* Begin Records to process *
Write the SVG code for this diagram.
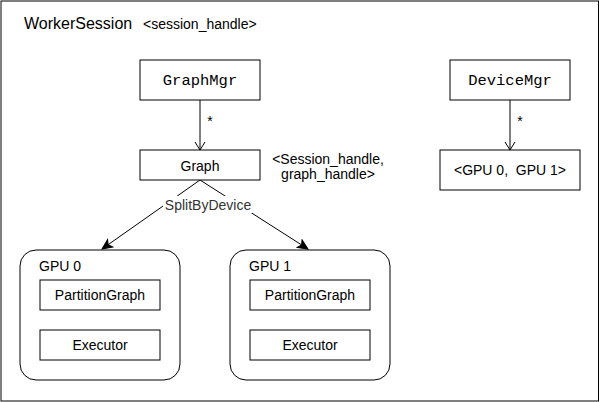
<svg xmlns="http://www.w3.org/2000/svg" width="601" height="402" viewBox="0 0 601 402">
<defs>
<marker id="open" markerWidth="12" markerHeight="12" viewBox="0 0 12 12" refX="11" refY="6" orient="auto" markerUnits="userSpaceOnUse">
<path d="M3,1 L11,6 L3,11" fill="none" stroke="#000" stroke-width="1"/>
</marker>
<marker id="filled" markerWidth="12" markerHeight="12" viewBox="0 0 12 12" refX="11" refY="6" orient="auto" markerUnits="userSpaceOnUse">
<path d="M1,1.5 L11,6 L1,10.5 L3.5,6 Z" fill="#000" stroke="#000" stroke-width="1"/>
</marker>
</defs>
<style>
.box{fill:#fff;stroke:#000;stroke-width:1}
.t{font-family:"Liberation Sans",Arial,sans-serif;font-size:14px;fill:#000}
.m{font-family:"Liberation Mono","Courier New",monospace;font-size:15.5px;fill:#000}
.edge{fill:none;stroke:#000;stroke-width:1}
</style>
<rect width="601" height="402" fill="#fff"/>
<g id="worker-session">
<rect x="1" y="1" width="597.5" height="400" fill="#fff" stroke="#000" stroke-width="1"/>
<text x="24" y="29" style="font-family:'Liberation Sans',Arial,sans-serif;font-size:16px">WorkerSession</text>
<text x="143" y="29" class="t">&lt;session_handle&gt;</text>
</g>
<g id="connectors">
<path class="edge" d="M200,100 L200,150" marker-end="url(#open)"/>
<text x="210" y="126" class="t" text-anchor="middle">*</text>
<path class="edge" d="M510,100 L510,150" marker-end="url(#open)"/>
<text x="520" y="126" class="t" text-anchor="middle">*</text>
<path class="edge" d="M200,180 L102,249" marker-end="url(#filled)"/>
<path class="edge" d="M200,180 L308,249" marker-end="url(#filled)"/>
<rect x="163" y="196" width="91" height="17" fill="#fff"/>
<text x="208" y="210" class="t" text-anchor="middle" style="fill:#333">SplitByDevice</text>
</g>
<g id="graphmgr">
<rect class="box" x="140" y="60" width="120" height="40"/>
<text x="200" y="85" class="m" text-anchor="middle">GraphMgr</text>
</g>
<g id="graph">
<rect class="box" x="140" y="150" width="120" height="30"/>
<text x="200" y="171" class="t" text-anchor="middle">Graph</text>
</g>
<g id="graph-handle-label">
<text x="328" y="164" class="t" text-anchor="middle">&lt;Session_handle,</text>
<text x="328" y="179" class="t" text-anchor="middle">graph_handle&gt;</text>
</g>
<g id="devicemgr">
<rect class="box" x="450" y="60" width="120" height="40"/>
<text x="510" y="85" class="m" text-anchor="middle">DeviceMgr</text>
</g>
<g id="gpu-list">
<rect class="box" x="440" y="150" width="140" height="40"/>
<text x="510" y="175" class="t" text-anchor="middle" xml:space="preserve" style="white-space:pre">&lt;GPU 0,  GPU 1&gt;</text>
</g>
<g id="gpu0">
<rect class="box" x="20" y="250" width="160" height="130" rx="16" ry="16"/>
<text x="39" y="271" class="t">GPU 0</text>
<rect class="box" x="40" y="280" width="120" height="30"/>
<text x="100" y="300" class="t" text-anchor="middle">PartitionGraph</text>
<rect class="box" x="40" y="330" width="120" height="30"/>
<text x="100" y="350" class="t" text-anchor="middle">Executor</text>
</g>
<g id="gpu1">
<rect class="box" x="230" y="250" width="160" height="130" rx="16" ry="16"/>
<text x="249" y="271" class="t">GPU 1</text>
<rect class="box" x="250" y="280" width="120" height="30"/>
<text x="310" y="300" class="t" text-anchor="middle">PartitionGraph</text>
<rect class="box" x="250" y="330" width="120" height="30"/>
<text x="310" y="350" class="t" text-anchor="middle">Executor</text>
</g>
</svg>
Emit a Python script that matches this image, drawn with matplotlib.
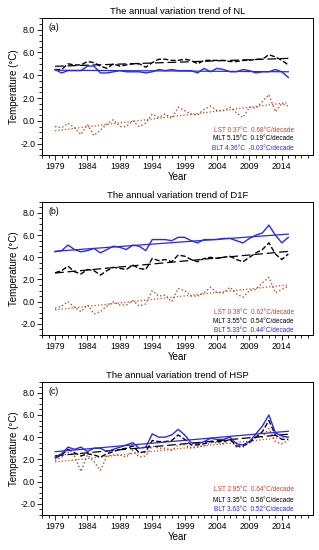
import numpy as np
import matplotlib
matplotlib.use("Agg")
import matplotlib.pyplot as plt
from matplotlib.ticker import MultipleLocator

plt.rcParams["font.family"] = ["Liberation Sans", "DejaVu Sans"]

# ---------------------------
# DATA
# ---------------------------
years = np.arange(1979, 2016)

nl_lst = [-0.5, -0.6, -0.2, -0.6, -1.2, -0.3, -1.3, -0.8, -0.3, 0.1, -0.5, -0.5, 0.0,
          -0.5, -0.2, 0.6, 0.3, 0.6, 0.2, 1.2, 0.9, 0.6, 0.5, 1.0, 1.3, 0.9, 0.9, 1.2,
          0.7, 0.3, 1.2, 1.1, 1.7, 2.3, 0.8, 1.5, 1.3]
nl_mlt = [4.5, 4.5, 5.0, 4.9, 4.9, 5.2, 5.1, 4.8, 4.6, 5.0, 4.8, 4.9, 5.0, 5.0, 4.7,
          5.1, 5.4, 5.4, 5.3, 5.3, 5.4, 5.3, 5.0, 5.3, 5.3, 5.3, 5.3, 5.2, 5.2, 5.3,
          5.3, 5.4, 5.4, 5.8, 5.6, 5.3, 4.9]
nl_blt = [4.5, 4.2, 4.4, 4.4, 4.4, 4.8, 4.8, 4.2, 4.2, 4.3, 4.4, 4.3, 4.3, 4.3, 4.2,
          4.3, 4.5, 4.4, 4.5, 4.4, 4.4, 4.4, 4.2, 4.6, 4.3, 4.6, 4.5, 4.3, 4.3, 4.5,
          4.4, 4.2, 4.3, 4.3, 4.5, 4.3, 3.8]

d1f_lst = [-0.6, -0.4, 0.0, -0.5, -0.9, -0.3, -1.1, -0.9, -0.4, 0.0, -0.3, -0.3, 0.1,
           -0.4, -0.2, 1.0, 0.5, 0.6, 0.0, 1.2, 1.0, 0.5, 0.5, 0.8, 1.3, 0.8, 0.8, 1.3,
           0.7, 0.4, 1.0, 1.1, 1.7, 2.2, 0.8, 1.1, 1.4]
d1f_mlt = [2.6, 2.8, 3.2, 2.7, 2.5, 2.9, 2.8, 2.4, 2.8, 3.1, 3.0, 2.9, 3.3, 3.0, 2.9,
           3.9, 3.7, 3.8, 3.6, 4.2, 4.1, 3.8, 3.6, 3.9, 4.0, 3.9, 4.0, 4.1, 3.8, 3.6,
           4.0, 4.4, 4.7, 5.3, 4.3, 3.8, 4.3]
d1f_blt = [4.5, 4.6, 5.1, 4.7, 4.5, 4.6, 4.8, 4.4, 4.7, 5.0, 4.9, 4.7, 5.1, 5.0, 4.6,
           5.6, 5.6, 5.6, 5.5, 5.8, 5.8, 5.5, 5.3, 5.6, 5.6, 5.6, 5.7, 5.7, 5.5, 5.3,
           5.7, 6.0, 6.2, 6.9, 6.0, 5.3, 5.8]

hsp_lst = [1.9, 2.2, 2.6, 2.3, 0.9, 2.4, 1.8, 1.0, 2.3, 2.4, 2.4, 2.2, 2.8, 2.2, 2.3,
           3.2, 3.0, 3.0, 2.8, 3.3, 3.3, 3.0, 3.1, 3.2, 3.5, 3.5, 3.4, 3.8, 3.1, 3.1,
           3.6, 4.0, 4.0, 4.8, 3.6, 3.4, 3.7]
hsp_mlt = [2.1, 2.4, 2.9, 2.6, 2.3, 2.5, 2.4, 2.2, 2.5, 2.7, 2.9, 3.0, 3.2, 2.6, 2.7,
           3.7, 3.6, 3.6, 3.7, 4.2, 3.8, 3.3, 3.3, 3.4, 3.6, 3.6, 3.6, 3.8, 3.2, 3.2,
           3.5, 4.0, 4.5, 5.5, 4.2, 3.8, 3.8]
hsp_blt = [2.2, 2.5, 3.1, 2.9, 3.1, 2.7, 3.0, 3.0, 2.7, 2.9, 3.1, 3.3, 3.5, 3.0, 3.1,
           4.3, 4.0, 4.0, 4.2, 4.7, 4.2, 3.5, 3.4, 3.6, 3.9, 3.8, 3.8, 4.0, 3.4, 3.3,
           3.6, 4.3, 5.0, 6.0, 4.4, 4.1, 4.0]

panels = [
    ("NL", "(a)", nl_lst, nl_mlt, nl_blt,
     ["LST 0.37°C  0.68°C/decade", "MLT 5.15°C  0.19°C/decade", "BLT 4.36°C  -0.03°C/decade"]),
    ("D1F", "(b)", d1f_lst, d1f_mlt, d1f_blt,
     ["LST 0.38°C  0.62°C/decade", "MLT 3.55°C  0.54°C/decade", "BLT 5.33°C  0.44°C/decade"]),
    ("HSP", "(c)", hsp_lst, hsp_mlt, hsp_blt,
     ["LST 2.95°C  0.64°C/decade", "MLT 3.35°C  0.56°C/decade", "BLT 3.63°C  0.52°C/decade"]),
]

lst_color = "#b0502a"
mlt_color = "black"
blt_color = "#2a2ae0"
text_colors = ["#c8402e", "black", "#2a2ae0"]
styles = [(lst_color, ":"), (mlt_color, "--"), (blt_color, "-")]

# axes boxes: (bottom, top) in figure fraction
boxes = [(0.718, 0.967), (0.391, 0.633), (0.064, 0.306)]
text_y = [(0.18, 0.12, 0.045), (0.17, 0.10, 0.035), (0.19, 0.105, 0.04)]

fig = plt.figure(figsize=(3.19, 5.5), dpi=100)

for (name, tag, lst, mlt, blt, labels), (b, t), ty in zip(panels, boxes, text_y):
    ax = fig.add_axes([0.132, b, 0.849, t - b])
    for series, (c, ls) in zip([lst, mlt, blt], styles):
        ax.plot(years, series, color=c, linestyle=ls, linewidth=1.0)
        k, c0 = np.polyfit(years, series, 1)
        trend, = ax.plot(years, k * years + c0, color=c, linestyle=ls, linewidth=0.9)
        if ls == "--":
            trend.set_dashes((7, 3))

    ax.set_xlim(1977, 2018.8)
    ax.set_ylim(-3, 9)
    ax.set_xticks(np.arange(1979, 2015, 5))
    ax.xaxis.set_minor_locator(MultipleLocator(1))
    ax.set_yticks(np.arange(-2, 9, 2))
    ax.set_yticklabels([f"{v:.1f}" for v in np.arange(-2, 9, 2)])
    ax.yaxis.set_minor_locator(MultipleLocator(0.5))
    ax.tick_params(which="both", direction="out", top=False, right=False,
                   labelsize=6.3, pad=1.5, width=0.6)
    ax.tick_params(which="major", length=3.5)
    ax.tick_params(which="minor", length=2)
    for sp in ax.spines.values():
        sp.set_linewidth(0.7)

    ax.set_title(f"The annual variation trend of {name}", fontsize=6.8, pad=3)
    ax.set_xlabel("Year", fontsize=7, labelpad=1)
    ax.set_ylabel("Temperature (°C)", fontsize=7, labelpad=1)
    ax.text(0.025, 0.93, tag, transform=ax.transAxes, fontsize=6.3, va="center")

    for lab, col, yy in zip(labels, text_colors, ty):
        ax.text(0.93, yy, lab, transform=ax.transAxes, fontsize=4.7,
                color=col, ha="right", va="center")

fig.savefig("out.png", dpi=100)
* End Records to process *
**Exercise brief:** Find the lines above that include the string "this" and copy them.

**Exercise answer:**
Write the SVG code for this diagram.
Emit a Python script that matches this image, drawn with matplotlib.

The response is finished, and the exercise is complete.